Write the material out again in full, word for word. Do not include the pictures.
* BEGIN DATA BLOCK *
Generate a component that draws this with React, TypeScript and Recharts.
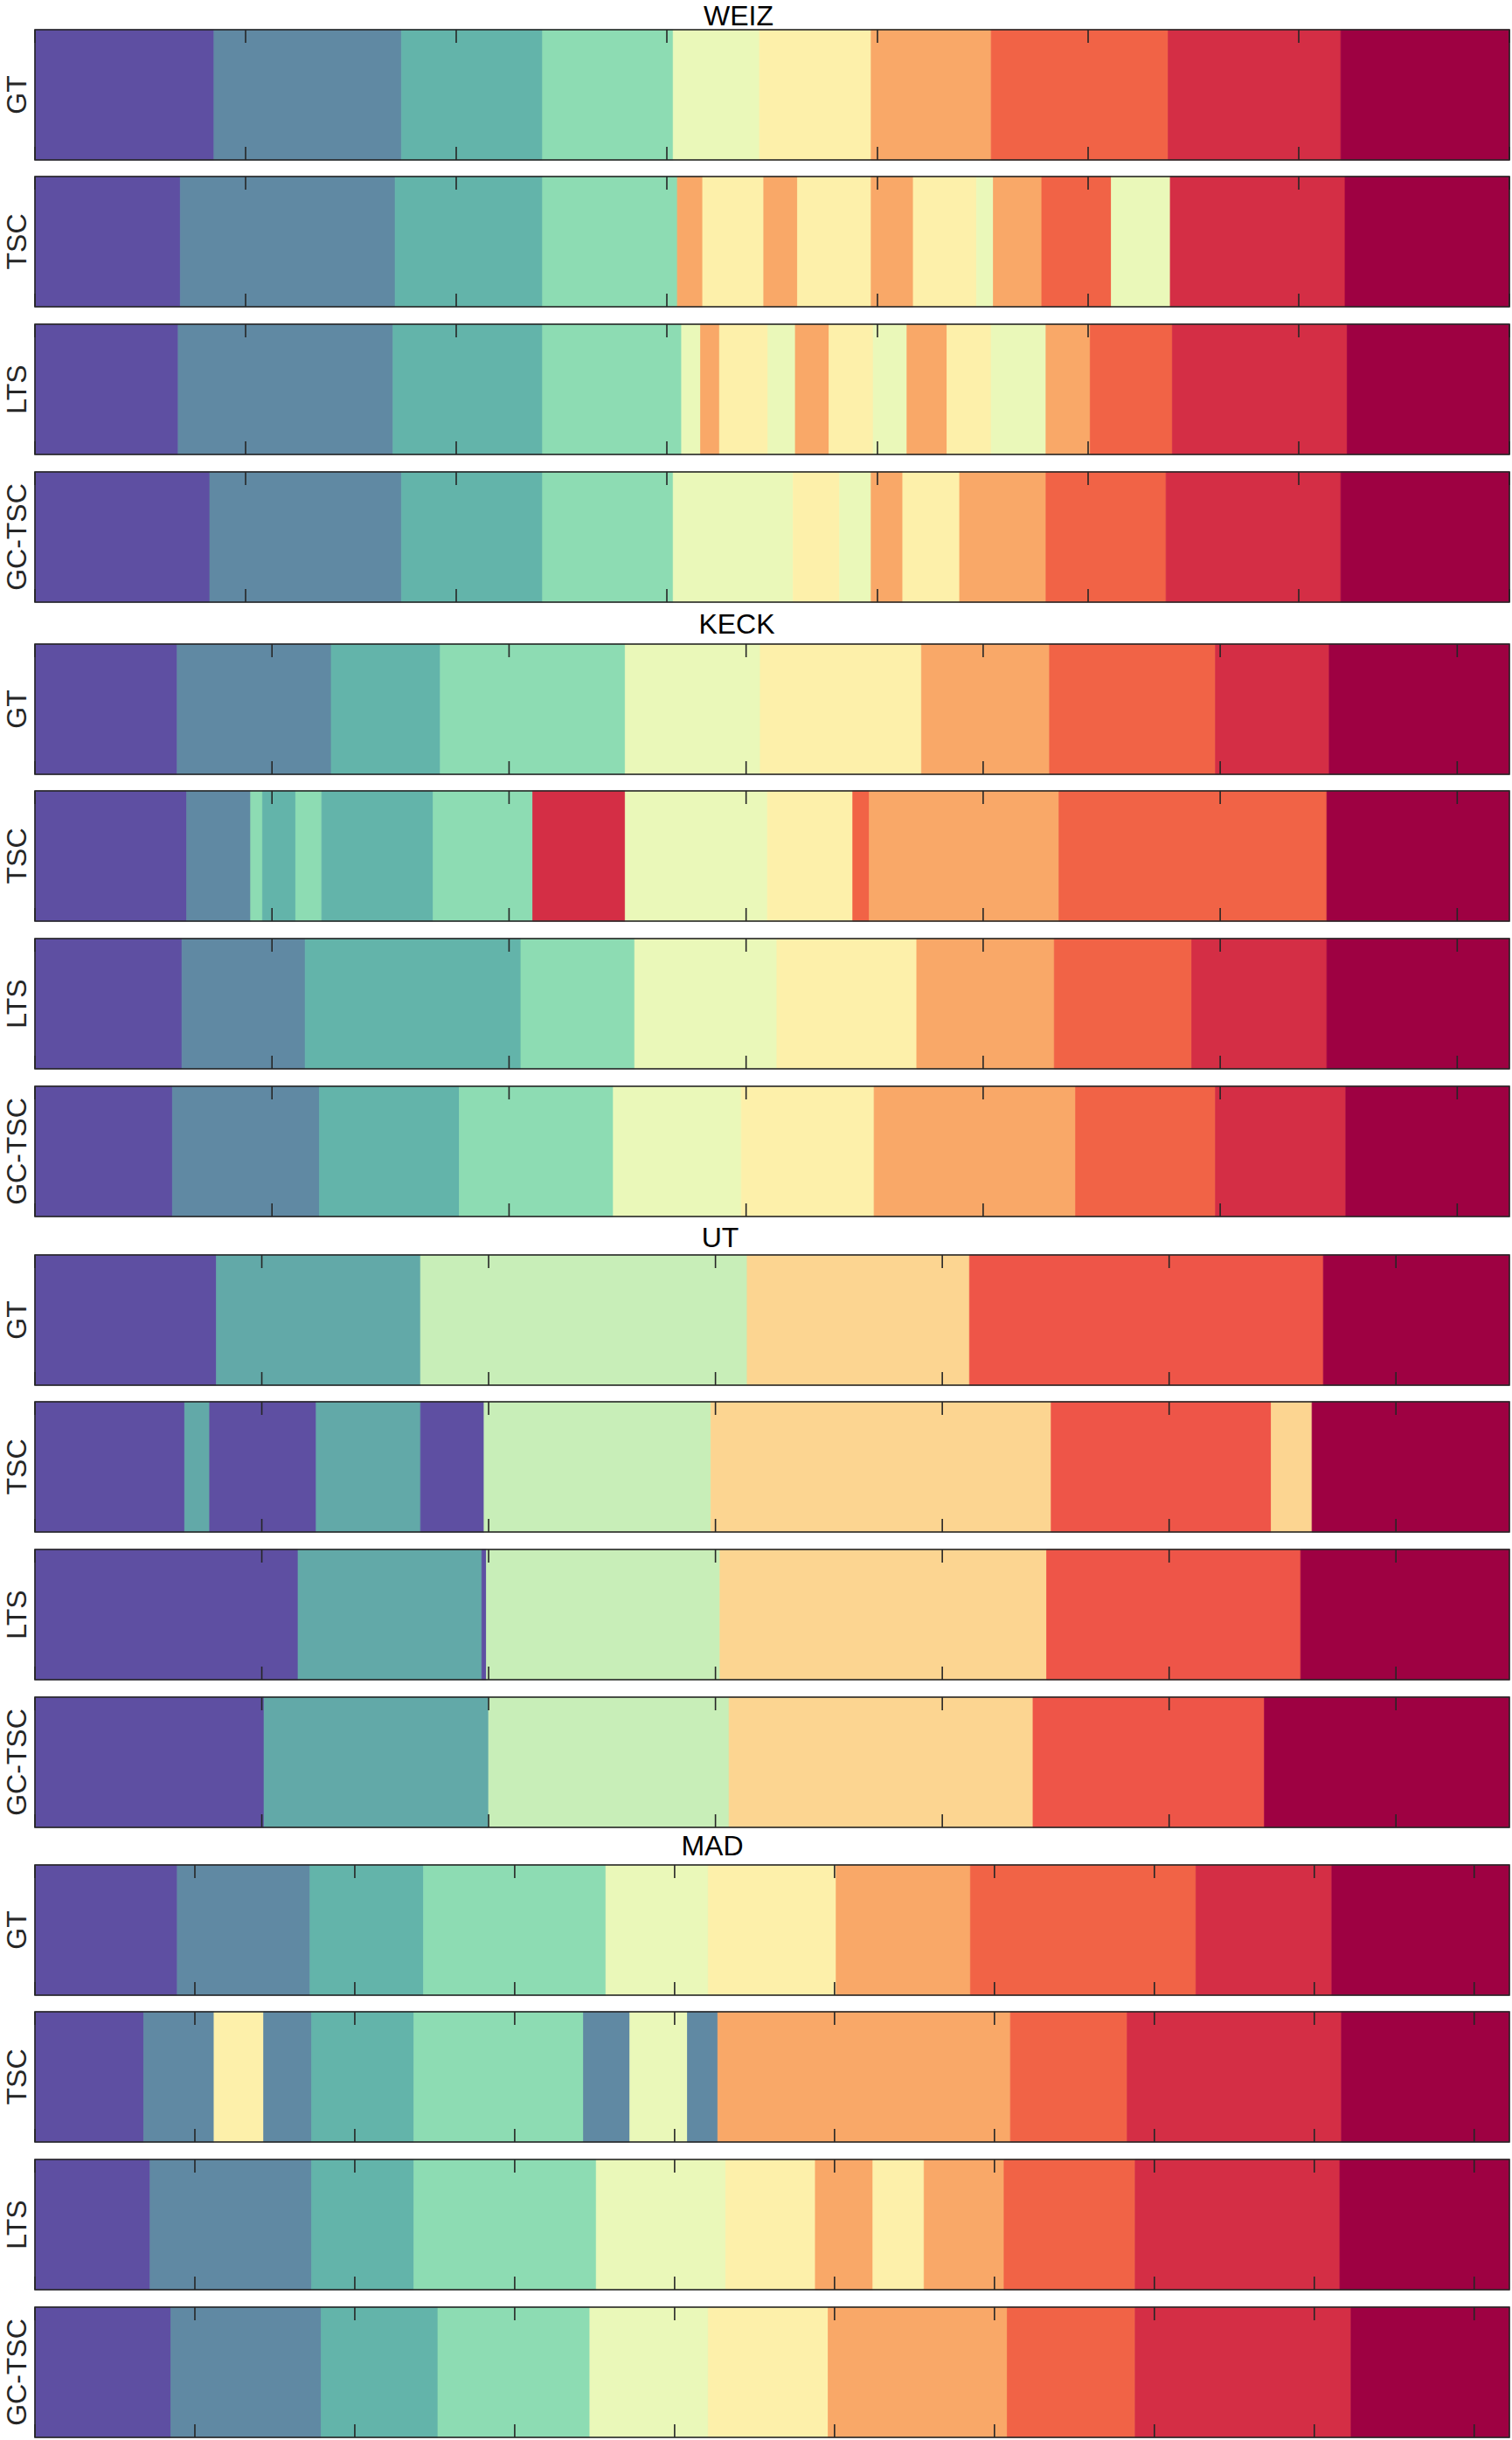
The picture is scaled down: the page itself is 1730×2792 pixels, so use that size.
import React from 'react';
import { BarChart, Bar, XAxis, YAxis, ReferenceArea, ReferenceLine, Label } from 'recharts';

// ---------- data ----------
const datasets = ['WEIZ', 'KECK', 'UT', 'MAD'];
const methods = ['GT', 'TSC', 'LTS', 'GC-TSC'];
const frameTotals = [700, 622, 650, 922];
const tickStep = 100;

const spectral10 = ['#5E4FA2', '#6089A3', '#63B4AA', '#8DDCB3', '#EAF8B9', '#FDF0AA', '#F9A868', '#F16346', '#D42E45', '#9E0142'];
const spectral6 = ['#5E4FA2', '#62A9A8', '#C8EEB8', '#FCD591', '#EE5548', '#9E0142'];

// segments: [end frame, action class]
const weizGT = [[85, 1], [174, 2], [241, 3], [303, 4], [344, 5], [397, 6], [454, 7], [538, 8], [620, 9], [700, 10]];
const weizTSC = [[69, 1], [171, 2], [241, 3], [305, 4], [317, 7], [346, 6], [362, 7], [397, 6], [417, 7], [447, 6], [455, 5], [478, 7], [511, 8], [539, 5], [622, 9], [700, 10]];
const weizLTS = [[68, 1], [170, 2], [241, 3], [307, 4], [316, 5], [325, 7], [348, 6], [361, 5], [377, 7], [398, 6], [414, 5], [433, 7], [454, 6], [480, 5], [501, 7], [540, 8], [623, 9], [700, 10]];
const weizGCTSC = [[83, 1], [174, 2], [241, 3], [303, 4], [360, 5], [382, 6], [397, 5], [412, 7], [439, 6], [480, 7], [537, 8], [620, 9], [700, 10]];

const keckGT = [[60, 1], [125, 2], [171, 3], [249, 4], [306, 5], [374, 6], [428, 7], [498, 8], [546, 9], [622, 10]];
const keckTSC = [[64, 1], [91, 2], [96, 4], [110, 3], [121, 4], [168, 3], [210, 4], [249, 9], [309, 5], [345, 6], [352, 8], [432, 7], [545, 8], [622, 10]];
const keckLTS = [[62, 1], [114, 2], [205, 3], [253, 4], [313, 5], [372, 6], [430, 7], [488, 8], [545, 9], [622, 10]];
const keckGCTSC = [[58, 1], [120, 2], [179, 3], [244, 4], [298, 5], [354, 6], [439, 7], [498, 8], [553, 9], [622, 10]];

const utGT = [[80, 1], [170, 2], [314, 3], [412, 4], [568, 5], [650, 6]];
const utTSC = [[66, 1], [77, 2], [124, 1], [170, 2], [198, 1], [298, 3], [448, 4], [545, 5], [563, 4], [650, 6]];
const utLTS = [[116, 1], [197, 2], [199, 1], [302, 3], [446, 4], [558, 5], [650, 6]];
const utGCTSC = [[101, 1], [200, 2], [306, 3], [440, 4], [542, 5], [650, 6]];

const madGT = [[89, 1], [172, 2], [243, 3], [357, 4], [421, 5], [501, 6], [585, 7], [726, 8], [811, 9], [922, 10]];
const madTSC = [[68, 1], [112, 2], [143, 6], [173, 2], [237, 3], [343, 4], [372, 2], [408, 5], [427, 2], [610, 7], [683, 8], [817, 9], [922, 10]];
const madLTS = [[72, 1], [173, 2], [237, 3], [351, 4], [432, 5], [488, 6], [524, 7], [556, 6], [606, 7], [688, 8], [816, 9], [922, 10]];
const madGCTSC = [[85, 1], [179, 2], [252, 3], [347, 4], [421, 5], [496, 6], [608, 7], [688, 8], [823, 9], [922, 10]];

const groupSegments = [
  [weizGT, weizTSC, weizLTS, weizGCTSC],
  [keckGT, keckTSC, keckLTS, keckGCTSC],
  [utGT, utTSC, utLTS, utGCTSC],
  [madGT, madTSC, madLTS, madGCTSC],
];
const groupPalettes = [spectral10, spectral10, spectral6, spectral10];

// ---------- layout ----------
const FIG_W = 1730;
const FIG_H = 2792;
const PLOT_LEFT = 40;
const PLOT_RIGHT = 1727;
const STRIP_H = 149;
const TICK_LEN = 15;
const groupTops = [34, 737, 1436, 2134];
const stripOffsets = [0, 168, 337, 506];
const titleBaselines = [29, 725, 1427, 2123];
const titleCenters = [845, 843, 824, 815];
const INK = '#262626';
const FONT = '"Liberation Sans", Arial, Helvetica, sans-serif';

type Seg = number[];

const tickShape = (p: any) => {
  const top = Math.min(p.y1, p.y2);
  const bottom = Math.max(p.y1, p.y2);
  const x = p.x1;
  return (
    <g>
      <line x1={x} x2={x} y1={top} y2={top + TICK_LEN} stroke={INK} strokeWidth={1.6} />
      <line x1={x} x2={x} y1={bottom - TICK_LEN} y2={bottom} stroke={INK} strokeWidth={1.6} />
    </g>
  );
};

const borderShape = (p: any) => (
  <rect x={p.x} y={p.y} width={p.width} height={p.height} fill="none" stroke={INK} strokeWidth={1.6} />
);

function Strip({ segs, palette, total, label, top }: { segs: Seg[]; palette: string[]; total: number; label: string; top: number }) {
  const row: Record<string, any> = { name: label };
  let prev = 0;
  segs.forEach(([end], i) => {
    row[`s${i}`] = end - prev;
    prev = end;
  });
  const ticks: number[] = [];
  for (let t = 0; t <= total; t += tickStep) ticks.push(t);

  return (
    <div style={{ position: 'absolute', left: 0, top: top - 1 }}>
      <BarChart
        width={FIG_W}
        height={STRIP_H + 2}
        data={[row]}
        layout="vertical"
        margin={{ top: 1, right: FIG_W - PLOT_RIGHT, bottom: 1, left: 0 }}
        barCategoryGap={0}
        barGap={0}
      >
        <XAxis type="number" domain={[0, total]} ticks={ticks} hide />
        <YAxis type="category" dataKey="name" width={PLOT_LEFT} tick={false} axisLine={false} tickLine={false}>
          <Label value={label} angle={-90} position="center" dx={-1} fill={INK} fontSize={32} fontFamily={FONT} />
        </YAxis>
        {segs.map(([, cls], i) => (
          <Bar
            key={i}
            dataKey={`s${i}`}
            stackId="a"
            fill={palette[cls - 1]}
            stroke={palette[cls - 1]}
            strokeWidth={0.8}
            isAnimationActive={false}
          />
        ))}
        {ticks.map((t) => (
          <ReferenceLine key={t} x={t} shape={tickShape} {...({ zIndex: 700 } as any)} />
        ))}
        <ReferenceArea x1={0} x2={total} shape={borderShape} ifOverflow="visible" {...({ zIndex: 700 } as any)} />
      </BarChart>
    </div>
  );
}

export default function App() {
  return (
    <div style={{ position: 'absolute', left: 0, top: 0, width: FIG_W, height: FIG_H, background: '#fff' }}>
      {datasets.map((ds, g) => (
        <React.Fragment key={ds}>
          <div
            style={{
              position: 'absolute',
              left: titleCenters[g] - 200,
              width: 400,
              top: titleBaselines[g] - 27,
              textAlign: 'center',
              fontFamily: FONT,
              fontSize: 32,
              lineHeight: '32px',
              color: '#000',
            }}
          >
            {ds}
          </div>
          {methods.map((m, r) => (
            <Strip
              key={m}
              segs={groupSegments[g][r]}
              palette={groupPalettes[g]}
              total={frameTotals[g]}
              label={m}
              top={groupTops[g] + stripOffsets[r]}
            />
          ))}
        </React.Fragment>
      ))}
    </div>
  );
}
* END DATA BLOCK *
## THE OUTPUT
Generate a component that draws this with React, TypeScript and Recharts.
The picture is scaled down: the page itself is 1730×2792 pixels, so use that size.
import React from 'react';
import { BarChart, Bar, XAxis, YAxis, ReferenceArea, ReferenceLine, Label } from 'recharts';

// ---------- data ----------
const datasets = ['WEIZ', 'KECK', 'UT', 'MAD'];
const methods = ['GT', 'TSC', 'LTS', 'GC-TSC'];
const frameTotals = [700, 622, 650, 922];
const tickStep = 100;

const spectral10 = ['#5E4FA2', '#6089A3', '#63B4AA', '#8DDCB3', '#EAF8B9', '#FDF0AA', '#F9A868', '#F16346', '#D42E45', '#9E0142'];
const spectral6 = ['#5E4FA2', '#62A9A8', '#C8EEB8', '#FCD591', '#EE5548', '#9E0142'];

// segments: [end frame, action class]
const weizGT = [[85, 1], [174, 2], [241, 3], [303, 4], [344, 5], [397, 6], [454, 7], [538, 8], [620, 9], [700, 10]];
const weizTSC = [[69, 1], [171, 2], [241, 3], [305, 4], [317, 7], [346, 6], [362, 7], [397, 6], [417, 7], [447, 6], [455, 5], [478, 7], [511, 8], [539, 5], [622, 9], [700, 10]];
const weizLTS = [[68, 1], [170, 2], [241, 3], [307, 4], [316, 5], [325, 7], [348, 6], [361, 5], [377, 7], [398, 6], [414, 5], [433, 7], [454, 6], [480, 5], [501, 7], [540, 8], [623, 9], [700, 10]];
const weizGCTSC = [[83, 1], [174, 2], [241, 3], [303, 4], [360, 5], [382, 6], [397, 5], [412, 7], [439, 6], [480, 7], [537, 8], [620, 9], [700, 10]];

const keckGT = [[60, 1], [125, 2], [171, 3], [249, 4], [306, 5], [374, 6], [428, 7], [498, 8], [546, 9], [622, 10]];
const keckTSC = [[64, 1], [91, 2], [96, 4], [110, 3], [121, 4], [168, 3], [210, 4], [249, 9], [309, 5], [345, 6], [352, 8], [432, 7], [545, 8], [622, 10]];
const keckLTS = [[62, 1], [114, 2], [205, 3], [253, 4], [313, 5], [372, 6], [430, 7], [488, 8], [545, 9], [622, 10]];
const keckGCTSC = [[58, 1], [120, 2], [179, 3], [244, 4], [298, 5], [354, 6], [439, 7], [498, 8], [553, 9], [622, 10]];

const utGT = [[80, 1], [170, 2], [314, 3], [412, 4], [568, 5], [650, 6]];
const utTSC = [[66, 1], [77, 2], [124, 1], [170, 2], [198, 1], [298, 3], [448, 4], [545, 5], [563, 4], [650, 6]];
const utLTS = [[116, 1], [197, 2], [199, 1], [302, 3], [446, 4], [558, 5], [650, 6]];
const utGCTSC = [[101, 1], [200, 2], [306, 3], [440, 4], [542, 5], [650, 6]];

const madGT = [[89, 1], [172, 2], [243, 3], [357, 4], [421, 5], [501, 6], [585, 7], [726, 8], [811, 9], [922, 10]];
const madTSC = [[68, 1], [112, 2], [143, 6], [173, 2], [237, 3], [343, 4], [372, 2], [408, 5], [427, 2], [610, 7], [683, 8], [817, 9], [922, 10]];
const madLTS = [[72, 1], [173, 2], [237, 3], [351, 4], [432, 5], [488, 6], [524, 7], [556, 6], [606, 7], [688, 8], [816, 9], [922, 10]];
const madGCTSC = [[85, 1], [179, 2], [252, 3], [347, 4], [421, 5], [496, 6], [608, 7], [688, 8], [823, 9], [922, 10]];

const groupSegments = [
  [weizGT, weizTSC, weizLTS, weizGCTSC],
  [keckGT, keckTSC, keckLTS, keckGCTSC],
  [utGT, utTSC, utLTS, utGCTSC],
  [madGT, madTSC, madLTS, madGCTSC],
];
const groupPalettes = [spectral10, spectral10, spectral6, spectral10];

// ---------- layout ----------
const FIG_W = 1730;
const FIG_H = 2792;
const PLOT_LEFT = 40;
const PLOT_RIGHT = 1727;
const STRIP_H = 149;
const TICK_LEN = 15;
const groupTops = [34, 737, 1436, 2134];
const stripOffsets = [0, 168, 337, 506];
const titleBaselines = [29, 725, 1427, 2123];
const titleCenters = [845, 843, 824, 815];
const INK = '#262626';
const FONT = '"Liberation Sans", Arial, Helvetica, sans-serif';

type Seg = number[];

const tickShape = (p: any) => {
  const top = Math.min(p.y1, p.y2);
  const bottom = Math.max(p.y1, p.y2);
  const x = p.x1;
  return (
    <g>
      <line x1={x} x2={x} y1={top} y2={top + TICK_LEN} stroke={INK} strokeWidth={1.6} />
      <line x1={x} x2={x} y1={bottom - TICK_LEN} y2={bottom} stroke={INK} strokeWidth={1.6} />
    </g>
  );
};

const borderShape = (p: any) => (
  <rect x={p.x} y={p.y} width={p.width} height={p.height} fill="none" stroke={INK} strokeWidth={1.6} />
);

function Strip({ segs, palette, total, label, top }: { segs: Seg[]; palette: string[]; total: number; label: string; top: number }) {
  const row: Record<string, any> = { name: label };
  let prev = 0;
  segs.forEach(([end], i) => {
    row[`s${i}`] = end - prev;
    prev = end;
  });
  const ticks: number[] = [];
  for (let t = 0; t <= total; t += tickStep) ticks.push(t);

  return (
    <div style={{ position: 'absolute', left: 0, top: top - 1 }}>
      <BarChart
        width={FIG_W}
        height={STRIP_H + 2}
        data={[row]}
        layout="vertical"
        margin={{ top: 1, right: FIG_W - PLOT_RIGHT, bottom: 1, left: 0 }}
        barCategoryGap={0}
        barGap={0}
      >
        <XAxis type="number" domain={[0, total]} ticks={ticks} hide />
        <YAxis type="category" dataKey="name" width={PLOT_LEFT} tick={false} axisLine={false} tickLine={false}>
          <Label value={label} angle={-90} position="center" dx={-1} fill={INK} fontSize={32} fontFamily={FONT} />
        </YAxis>
        {segs.map(([, cls], i) => (
          <Bar
            key={i}
            dataKey={`s${i}`}
            stackId="a"
            fill={palette[cls - 1]}
            stroke={palette[cls - 1]}
            strokeWidth={0.8}
            isAnimationActive={false}
          />
        ))}
        {ticks.map((t) => (
          <ReferenceLine key={t} x={t} shape={tickShape} {...({ zIndex: 700 } as any)} />
        ))}
        <ReferenceArea x1={0} x2={total} shape={borderShape} ifOverflow="visible" {...({ zIndex: 700 } as any)} />
      </BarChart>
    </div>
  );
}

export default function App() {
  return (
    <div style={{ position: 'absolute', left: 0, top: 0, width: FIG_W, height: FIG_H, background: '#fff' }}>
      {datasets.map((ds, g) => (
        <React.Fragment key={ds}>
          <div
            style={{
              position: 'absolute',
              left: titleCenters[g] - 200,
              width: 400,
              top: titleBaselines[g] - 27,
              textAlign: 'center',
              fontFamily: FONT,
              fontSize: 32,
              lineHeight: '32px',
              color: '#000',
            }}
          >
            {ds}
          </div>
          {methods.map((m, r) => (
            <Strip
              key={m}
              segs={groupSegments[g][r]}
              palette={groupPalettes[g]}
              total={frameTotals[g]}
              label={m}
              top={groupTops[g] + stripOffsets[r]}
            />
          ))}
        </React.Fragment>
      ))}
    </div>
  );
}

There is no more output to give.